He had informed Carleton not long after his arrival that in the United Provinces, and in Holland in particular, were many sects and religions of which, according to his expression, "the healthiest and the richest part were the Papists, while the Protestants did not make up one-third part of the inhabitants."
Certainly, if these statistics were correct or nearly correct, there could be nothing more stupid from a purely political point of view than to exasperate so influential a portion of the community to madness and rebellion by refusing them all rights of public worship. Yet because the Advocate had uniformly recommended indulgence, he had incurred more odium at home than from any other cause. Of course he was a Papist in disguise, ready to sell his country to Spain, because he was willing that more than half the population of the country should be allowed to worship God according to their conscience. Surely it would be wrong to judge the condition of things at that epoch by the lights of to-day, and perhaps in the Netherlands there had before been no conspicuous personage, save William the Silent alone, who had risen to the height of toleration on which the Advocate essayed to stand. Other leading politicians considered that the national liberties could be preserved only by retaining the Catholics in complete subjection.
At any rate the Advocate was profoundly convinced of the necessity of maintaining harmony and mutual toleration among the Protestants themselves, who, as he said, made up but one-third of the whole people. In conversing with the English ambassador he divided them into "Puritans and double Puritans," as they would be called, he said, in England. If these should be at variance with each other, he argued, the Papists would be the strongest of all. "To prevent this inconvenience," he said, "the States were endeavouring to settle some certain form of government in the Church; which being composed of divers persecuted churches such as in the beginning of the wars had their refuge here, that which during the wars could not be so well done they now thought seasonable for a time of truce; and therefore would show their authority in preventing the schism of the Church which would follow the separation of those they call Remonstrants and Contra-Remonstrants."
There being no word so offensive to Carleton's sovereign as the word Puritan, the Ambassador did his best to persuade the Advocate that a Puritan in Holland was a very different thing from a Puritan in England. In England he was a noxious vermin, to be hunted with dogs. In the Netherlands he was the governing power. But his arguments were vapourous enough and made little impression on Barneveld. "He would no ways yield," said Sir Dudley.

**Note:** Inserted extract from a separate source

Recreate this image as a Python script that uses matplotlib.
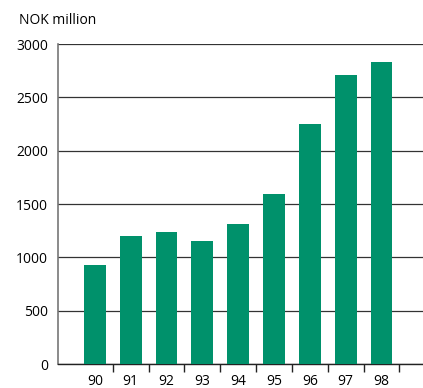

Meantime the Contra-Remonstrants of the Hague, not finding sufficient accommodation in Enoch Much's house, clamoured loudly for the use of a church. It was answered by the city magistrates that two of their persuasion, La Motte and La Faille, preached regularly in the Great Church, and that Rosaeus had been silenced only because he refused to hold communion with Uytenbogaert. Maurice insisted that a separate church should be assigned them. "But this is open schism," said Uytenbogaert.
Early in the year there was a meeting of the Holland delegation to the States-General, of the state council, and of the magistracy of the Hague, of deputies from the tribunals, and of all the nobles resident in the capital. They sent for Maurice and asked his opinion as to the alarming situation of affairs. He called for the register-books of the States of Holland, and turning back to the pages on which was recorded his accession to the stadholderate soon after his father's murder, ordered the oath then exchanged between himself and the States to be read aloud.
That oath bound them mutually to support the Reformed religion till the last drop of blood in their veins.
"That oath I mean to keep," said the Stadholder, "so long as I live."
No one disputed the obligation of all parties to maintain the Reformed religion. But the question was whether the Five Points were inconsistent with the Reformed religion. The contrary was clamorously maintained by most of those present: In the year 1586 this difference in dogma had not arisen, and as the large majority of the people at the Hague, including nearly all those of rank and substance, were of the Remonstrant persuasion, they naturally found it not agreeable to be sent out of the church by a small minority. But Maurice chose to settle the question very summarily. His father had been raised to power by the strict Calvinists, and he meant to stand by those who had always sustained William the Silent. "For this religion my father lost his life, and this religion will I defend," said he.
"You hold then," said Barneveld, "that the Almighty has created one child for damnation and another for salvation, and you wish this doctrine to be publicly preached."